Who or what has influenced your writing and which books have most influenced your life?
Writers are often asked where they find their inspiration. I'm a scavenger: I'm constantly trawling for evocative images, words, phrases, pictures in magazines, photographs, snatches of overheard conversation, even ceiling details!
As for books: I read voraciously and widely. My native language is Afrikaans and my academic background in modern languages has exposed me to some exceptional works of literature. But I write commercial fiction and have a high level of pop culture intake. Anything that moves people or manages to get their imagination going, is worth paying attention to. A book that always takes my breath is Jean Rhys's Wide Sargasso Sea. And the book I wish I could have written is Arthur Golden's Memoirs of a Geisha. It is a brilliant, brilliant read.
What is the most romantic book you've ever read? The funniest? The scariest?
I was thirteen when I read Victor Hugo's The Hunchback of Notre Dame and I still remember the impact the very last scene in the book made on me. In this scene two skeletons - a male and a female - are discovered in the vault of Montfaucon two years after the main events in the book have taken place. The female was obviously buried in the vault after she was hanged but the male - a humpback -- shows no rupture of the vertebrae of the neck and must have come to the vault to die. When an attempt is made to disengage it from the female skeleton in its grasp, it crumbles to dust. After reading this scene, I was inconsolable for days! Even though I've read some remarkable romantic novels in the years that followed - Theodore Fontane's Effi Briest, Louis Couperus' Eline Vere, Arthur Golden's Memoirs of a Geisha, and of course Wuthering Heights and Gone with the Wind - no other reading experience has touched me as much as the hunchback's passion for his Esmeralda. The funniest book I've ever read is Auberon Waugh's autobiography Will this Do? It is shameless, intelligent and very, very funny. The scariest? Stephen King's The Shining. No contest.
What music if any most inspires you to write? What do you listen to while writing?
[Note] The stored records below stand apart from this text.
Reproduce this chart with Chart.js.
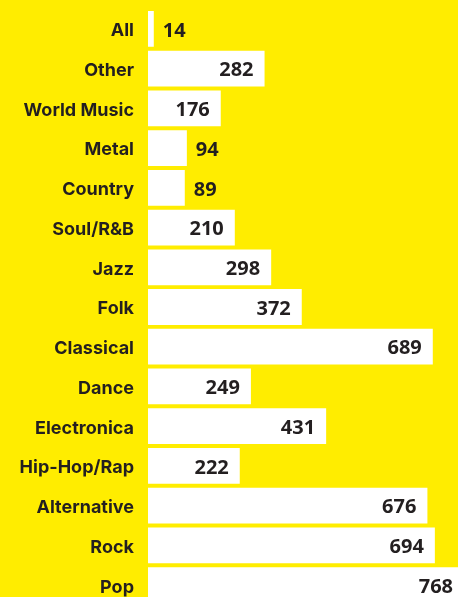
<!DOCTYPE html>
<html>
<head>
<meta charset="utf-8">
<script src="https://cdn.jsdelivr.net/npm/chart.js@4.4.1/dist/chart.umd.min.js"></script>
<style>
  html, body { margin: 0; padding: 0; background: #FFED00; overflow: hidden; }
  .chart-wrapper { position: relative; width: 458px; height: 605px; }
</style>
</head>
<body>
<div class="chart-wrapper">
  <canvas id="chart"></canvas>
</div>
<script>
const genres = ['All', 'Other', 'World Music', 'Metal', 'Country', 'Soul/R&B', 'Jazz', 'Folk',
  'Classical', 'Dance', 'Electronica', 'Hip-Hop/Rap', 'Alternative', 'Rock', 'Pop'];
const counts = [14, 282, 176, 94, 89, 210, 298, 372, 689, 249, 431, 222, 676, 694, 768];
const axisMax = 750;

const textColor = '#231F20';

// Draw each count at the end of its bar (outside when the bar is too short)
const valueLabels = {
    id: 'valueLabels',
    afterDatasetsDraw(chart) {
        const ctx = chart.ctx;
        const meta = chart.getDatasetMeta(0);
        const area = chart.chartArea;
        ctx.save();
        ctx.font = 'bold 20px "Open Sans", sans-serif';
        ctx.fillStyle = textColor;
        ctx.textBaseline = 'middle';
        meta.data.forEach((bar, i) => {
            const width = bar.x - bar.base;
            if (width < 50) {
                ctx.textAlign = 'left';
                ctx.fillText(counts[i], bar.x + 9, bar.y + 2);
            } else {
                ctx.textAlign = 'right';
                ctx.fillText(counts[i], Math.min(bar.x - 11, area.right - 5), bar.y + 2);
            }
        });
        ctx.restore();
    }
};

new Chart(document.getElementById('chart'), {
    type: 'bar',
    data: {
        labels: genres,
        datasets: [{
            data: counts,
            backgroundColor: '#FFFFFF',
            borderWidth: 0,
            barPercentage: 0.9,
            categoryPercentage: 1.0
        }]
    },
    options: {
        indexAxis: 'y',
        responsive: true,
        maintainAspectRatio: false,
        animation: false,
        layout: { padding: { top: 9, right: 0, bottom: 0, left: 0 } },
        plugins: {
            legend: { display: false },
            tooltip: { enabled: false }
        },
        scales: {
            x: {
                display: false,
                min: 0,
                max: axisMax
            },
            y: {
                grid: { display: false, drawTicks: false },
                border: { display: false },
                afterFit: (scale) => {
                    scale.width = 148;
                    scale.paddingTop = 0;
                    scale.paddingBottom = 0;
                },
                ticks: {
                    padding: 14,
                    labelOffset: 2,
                    color: textColor,
                    font: { family: 'Inter, sans-serif', size: 18, weight: 'bold' }
                }
            }
        }
    },
    plugins: [valueLabels]
});
</script>
</body>
</html>
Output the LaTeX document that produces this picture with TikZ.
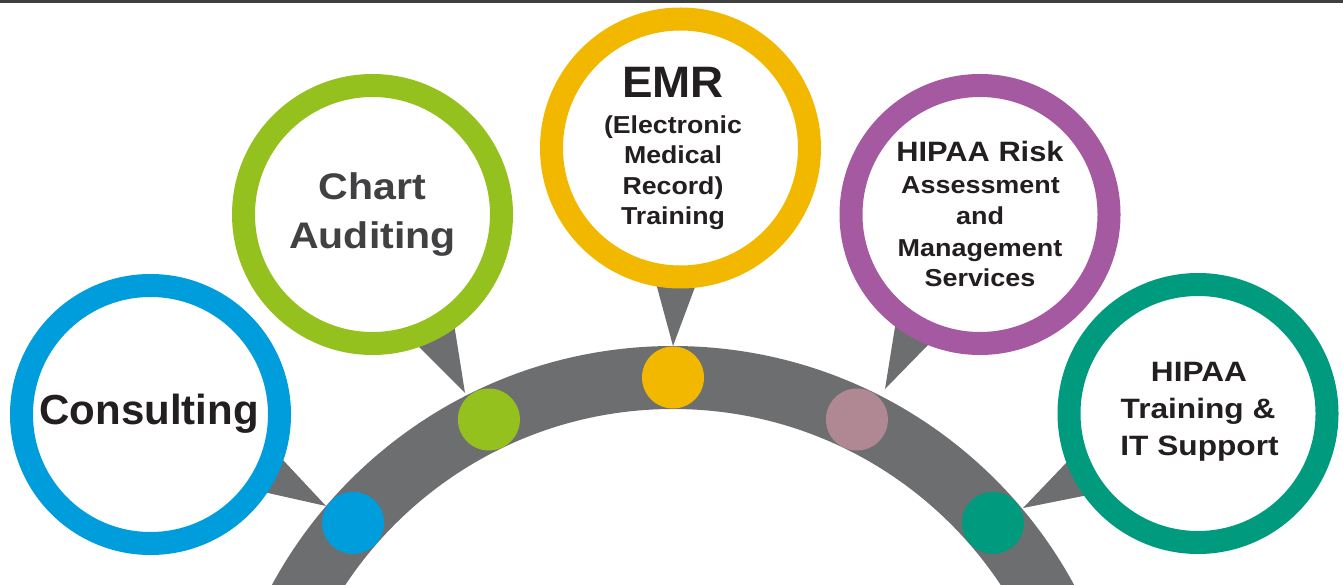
\documentclass[tikz,border=0pt]{standalone}
\usepackage{fontspec}
\setmainfont{Liberation Sans}
\usetikzlibrary{calc}
\definecolor{cblue}{RGB}{0,157,221}
\definecolor{cgreen}{RGB}{149,193,31}
\definecolor{cyellow}{RGB}{242,184,0}
\definecolor{cpurple}{RGB}{165,89,160}
\definecolor{cteal}{RGB}{0,155,126}
\definecolor{cpink}{RGB}{176,136,148}
\definecolor{cgray}{RGB}{109,110,112}
\definecolor{cbar}{RGB}{64,64,64}
\definecolor{ctext}{RGB}{35,31,32}
\definecolor{ctextgray}{RGB}{65,64,66}
\newcommand{\fz}[2]{\fontsize{#1}{#1}\selectfont\bfseries\addfontfeature{FakeStretch=#2}}
\begin{document}
\begin{tikzpicture}[x=1pt,y={(0pt,-1pt)},
  ring/.style={circle, draw=#1, line width=23pt, fill=white, minimum size=258pt, inner sep=0pt},
  dot/.style={circle, fill=#1, minimum size=62pt, inner sep=0pt},
  pointer/.style={fill=cgray},
  lbl/.style={anchor=base, inner sep=0pt, text=ctext}]
\path[use as bounding box] (0,0) rectangle (1343,585);
\clip (0,0) rectangle (1343,585);
% top bar
\fill[cbar] (0,0) rectangle (1343,3);
% arc band
\coordinate (arcc) at (673,802);
\draw[cgray, line width=63pt] (arcc) circle (424.5pt);
% pointer coordinates
\coordinate (t1) at (326,506); \coordinate (e1a) at (268,493); \coordinate (e1b) at (283,460);
\coordinate (t2) at (465,393); \coordinate (e2a) at (420,348); \coordinate (e2b) at (455,330);
\coordinate (t3) at (673,346); \coordinate (e3a) at (657,287); \coordinate (e3b) at (695,287);
\coordinate (t4) at (885,389); \coordinate (e4a) at (895,327); \coordinate (e4b) at (928,345);
\coordinate (t5) at (1023,508); \coordinate (e5a) at (1067,462); \coordinate (e5b) at (1083,496);
\foreach \i in {1,...,5}{
  \fill[pointer] (t\i) -- ($(t\i)!1.3!(e\i a)$) -- ($(t\i)!1.3!(e\i b)$) -- cycle;
}
% dots on the arc
\node[dot=cblue]   (d1) at (353.1,522.9) {};
\node[dot=cgreen]  (d2) at (488.9,419.5) {};
\node[dot=cyellow] (d3) at (673,377.5) {};
\node[dot=cpink]   (d4) at (856.9,419.5) {};
\node[dot=cteal]   (d5) at (992.9,522.9) {};
% rings
\node[ring=cblue]   (c1) at (150.5,414.5) {};
\node[ring=cgreen]  (c2) at (372.5,214.5) {};
\node[ring=cyellow] (c3) at (680.5,148) {};
\node[ring=cpurple] (c4) at (980,214.5) {};
\node[ring=cteal]   (c5) at (1198,413.5) {};
% texts
\node[lbl, font=\fz{42}{1.0}] (l1) at (149,424) {Consulting};
\node[lbl, font=\fz{37}{1.11}, text=ctextgray] (l2a) at (372.5,200) {Chart};
\node[lbl, font=\fz{37}{1.11}, text=ctextgray] (l2b) at (372.5,249) {Auditing};
\node[lbl, font=\fz{44}{1.04}] (l3a) at (673,97.5) {EMR};
\node[lbl, font=\fz{24.5}{1.09}] (l3b) at (673,134) {(Electronic};
\node[lbl, font=\fz{24.5}{1.09}] (l3c) at (673,164) {Medical};
\node[lbl, font=\fz{24.5}{1.09}] (l3d) at (673,194.3) {Record)};
\node[lbl, font=\fz{24.5}{1.09}] (l3e) at (673,224.3) {Training};
\node[lbl, font=\fz{28}{1.1}] (l4a) at (980,161.7) {HIPAA Risk};
\node[lbl, font=\fz{24.5}{1.1}] (l4b) at (980.5,194) {Assessment};
\node[lbl, font=\fz{24.5}{1.1}] (l4c) at (980,225) {and};
\node[lbl, font=\fz{24.5}{1.1}] (l4d) at (980,256.7) {Management};
\node[lbl, font=\fz{24.5}{1.1}] (l4e) at (980,286.7) {Services};
\node[lbl, font=\fz{28}{1.13}] (l5a) at (1199,381.7) {HIPAA};
\node[lbl, font=\fz{28}{1.13}] (l5b) at (1198,418.3) {Training \&};
\node[lbl, font=\fz{28}{1.13}] (l5c) at (1199.5,455) {IT Support};
\end{tikzpicture}
\end{document}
I am passionate about music, so much so that I even wrote a book The Other Side of Silence on this topic. My mother is a voice coach for opera singers and I grew up with classical music. But my taste in music is like my taste in writing: eclectic. For inspiration, I usually listen to Nina Simone: voluptuous sophistication and crystalline purity - it never fails. Loreena McKennitt sings the way I wish I could write : her compositions are magical. I'm a big Bruce Springsteen fan - apart from the music, I'm always bewitched by his lyrics. Any soundtrack composed by Hans Zimmer is wonderful background music for writing, as is the music of Shahin and Sepehr. And Mozart, of course. I read somewhere that more women ask to listen to Mozart while they give birth than any other composer. His music certainly helps with the creative writing process as well! When I'm homesick I listen to Splash, Patricia Majalisa or the Dalom Kids. They're all great performers of 'Mpantsula Jive' - a hybrid of South African Mbaqanga township music and Western dance influences. Singer-songwriter Cengiz is a friend of mine: a cool, guy making great music. Find him at his website.
What are you reading now? Which CD is currently in your CD player?
I am busy reading Reservation Road by John Burnham Schwartz. I am switching between CDs at the moment: New Order's Get Ready, Loreena McKennitt's Book of Secrets and Francis Cabrel's Quelqu'un de l'intérieur.